** START Supplied material **

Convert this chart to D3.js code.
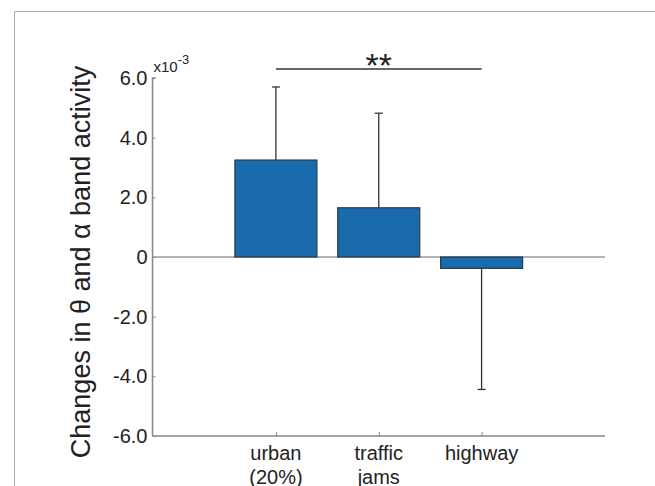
<!DOCTYPE html>
<meta charset="utf-8">
<style>
body { margin: 0; background: white; }
text { font-family: "Liberation Sans", Arial, sans-serif; fill: #222; }
</style>
<body>
<script src="https://d3js.org/d3.v7.min.js"></script>
<script>
var width = 655,
    height = 486;

// data (units of 1e-3)
var categories = [["urban", "(20%)"], ["traffic", "jams"], ["highway"]];
var means = [3.25, 1.65, -0.38];
var errors = [2.45, 3.17, 4.06];
var yTicks = [-6, -4, -2, 0, 2, 4, 6];
var yTickLabels = ["-6.0", "-4.0", "-2.0", "0", "2.0", "4.0", "6.0"];

var svg = d3.select("body").append("svg")
    .attr("width", width)
    .attr("height", height);

// frame around the figure
svg.append("path")
    .attr("d", "M14.5,486 V11.5 H655")
    .attr("fill", "none")
    .attr("stroke", "#aaa")
    .attr("stroke-width", 1);

var x = d3.scaleLinear().domain([-0.2, 4.2]).range([152.5, 605]);
var y = d3.scaleLinear().domain([-6, 6]).range([436, 78]);
var barW = 82;

var g = svg.append("g");

// zero line
g.append("line")
    .attr("x1", x(-0.2)).attr("x2", x(4.2))
    .attr("y1", y(0)).attr("y2", y(0))
    .attr("stroke", "#999").attr("stroke-width", 1.5);

// error bars
var eb = g.selectAll(".err").data(means).enter().append("g");
eb.append("line")
    .attr("x1", function(d, i) { return x(i + 1); })
    .attr("x2", function(d, i) { return x(i + 1); })
    .attr("y1", function(d) { return y(d); })
    .attr("y2", function(d, i) { return y(d + (d < 0 ? -errors[i] : errors[i])); })
    .attr("stroke", "#333").attr("stroke-width", 1.3);
eb.append("line")
    .attr("x1", function(d, i) { return x(i + 1) - 4; })
    .attr("x2", function(d, i) { return x(i + 1) + 4; })
    .attr("y1", function(d, i) { return y(d + (d < 0 ? -errors[i] : errors[i])); })
    .attr("y2", function(d, i) { return y(d + (d < 0 ? -errors[i] : errors[i])); })
    .attr("stroke", "#333").attr("stroke-width", 1.3);

// bars
g.selectAll(".bar").data(means).enter().append("rect")
    .attr("x", function(d, i) { return x(i + 1) - barW / 2; })
    .attr("width", barW)
    .attr("y", function(d) { return y(Math.max(0, d)); })
    .attr("height", function(d) { return Math.abs(y(d) - y(0)); })
    .attr("fill", "#1a6aae")
    .attr("stroke", "#2a3a4a")
    .attr("stroke-width", 1.2);

// y axis
var yAxis = d3.axisLeft(y)
    .tickValues(yTicks)
    .tickFormat(function(d, i) { return yTickLabels[i]; })
    .tickSize(4)
    .tickPadding(3);
var ya = svg.append("g")
    .attr("transform", "translate(" + x(-0.2) + ",0)")
    .call(yAxis);
ya.selectAll("line").attr("stroke", "#888").attr("x2", 3);
ya.select(".domain").attr("stroke", "#888").attr("stroke-width", 1.5)
    .attr("d", "M3," + y(6) + "H0V" + y(-6) + "H0");
ya.selectAll("text").style("font-size", "20px").attr("fill", "#222").attr("x", -5);

// x axis
var xAxis = d3.axisBottom(x)
    .tickValues([1, 2, 3])
    .tickFormat("")
    .tickSize(-4);
var xa = svg.append("g")
    .attr("transform", "translate(0," + y(-6) + ")")
    .call(xAxis);
xa.select(".domain").attr("stroke", "#888").attr("stroke-width", 1.5)
    .attr("d", "M" + x(-0.2) + ",0H" + x(4.2));
xa.selectAll("line").attr("stroke", "#888");

// category labels
var lab = svg.selectAll(".cat").data(categories).enter().append("text")
    .attr("text-anchor", "middle")
    .style("font-size", "20px");
lab.each(function(d, i) {
  var t = d3.select(this);
  d.forEach(function(s, j) {
    t.append("tspan")
        .attr("x", x(i + 1))
        .attr("y", 460 + j * 24)
        .text(s);
  });
});

// exponent
var ex = svg.append("text")
    .attr("x", x(-0.2) + 1)
    .attr("y", 72)
    .style("font-size", "15px")
    .text("x10");
ex.append("tspan").attr("dy", -8).style("font-size", "13px").text("-3");

// y label
svg.append("text")
    .attr("transform", "translate(90," + 262 + ") rotate(-90)")
    .attr("text-anchor", "middle")
    .style("font-size", "27px")
    .text("Changes in \u03b8 and  \u03b1 band activity");

// significance
svg.append("line")
    .attr("x1", x(1)).attr("x2", x(3))
    .attr("y1", 69).attr("y2", 69)
    .attr("stroke", "#333").attr("stroke-width", 1.5);
svg.append("text")
    .attr("x", (x(1) + x(3)) / 2)
    .attr("y", 77)
    .attr("text-anchor", "middle")
    .style("font-size", "34px")
    .text("**");
</script>
</body>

** END Supplied material **

> [Your objective]: Pull out all lines from the listing that contain the string "this".

> [Solution below]:
Convert this chart to D3.js code.
  var t = d3.select(this);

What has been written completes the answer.